What I’m saying is, keep 100 percent of your style. Give up nothing. Add 3-D to it. And only add 3-D when it makes sense. If you don’t like it for a shot, or you don’t like it for a scene, you turn it down. 3-D is like music. You don’t run music wall-to-wall throughout a movie. You bring it in, you take it out. You are in control, as a filmmaker you are aesthetically in control.
Well guess what, people did think it was cool, and the two highest-grossing films in history, both of them over $2 billion, are both 3-D films. Titanic just recently joined the club, but it just recently passed $2 billion as well as a result of that.
GigaOM: When you look at the TV market – for theatrical it obviously makes sense. But you talk about the chicken-and-egg problem in the living room. There’s not enough content, but there’s also not enough people with 3DTVs. How do you solve that?
James Cameron: We’ve got another missing piece, which is – there’s only DirecTV and Comcast carrying 3-D and that’s only on a limited basis. The TV sets are well out there – there’s good penetration with the sets. And most people buying TVs are buying them with 3-D like it or not at this point.
I think that we’ve got to reach a certain level of the amount of content. And I also think it has to be about the type of content. Sports works because people tune in to watch the specific games that they want to see. I think scripted dramatic will work because people tune in to see the show that they want.
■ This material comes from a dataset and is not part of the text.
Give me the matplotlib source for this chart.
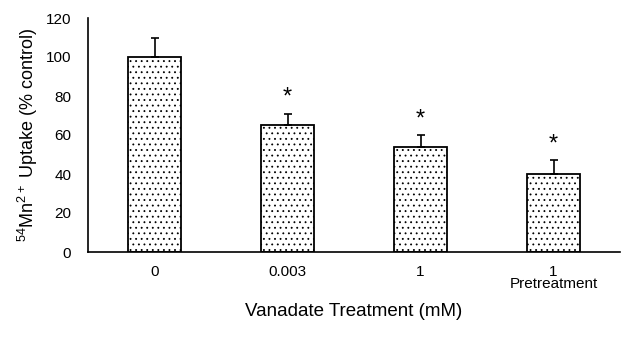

Personally, my theory is that network is not the answer to distribution. I think it’s going to be about tablets, and I think it’s going to be about streaming. I think it’s going to be all the other ways to get your 3-D because the network paradigm is too mired in the past. These guys just aren’t paying attention.
The other thing is that people are streaming their movies and television to a tablet, then it’s auto-stereoscopic. You don’t need glasses. So if you’re sitting on a bus, sitting on a plane, sitting in the park or in your room and you’re watching something on a single user screen and you don’t need glasses, you can toggle back and forth between 2-D and 3-D content, no problem.
GigaOM: From a network infrastructure perspective, is there enough bandwidth to support streaming 3-D?
James Cameron: There’s certainly no bandwidth issue. If you’re carrying an HD signal, you can carry a 3-D signal. They subdivide the 3-D picture into two half HD pictures to get recombined into a full 3-D stream. Ultimately we’d like to get to dual stream HD, just because it looks better. But we’d like to get to 4K, too. I think at the point where we move to 4K, we can do dual-stream HD.
I think the push to 4K will give us the bandwidth to do full, dual stream HD. We don’t need that right now. We have plenty of delivery systems right now that can carry an HD picture. If you can carry HD you can carry 3-D. Especially for smaller screens.
Where you really need full HD is delivery to theaters. The pay-per-view theater model really requires that, but it’s double the bandwidth. So we’re driving toward that. But it’s always 18 months away, as you know.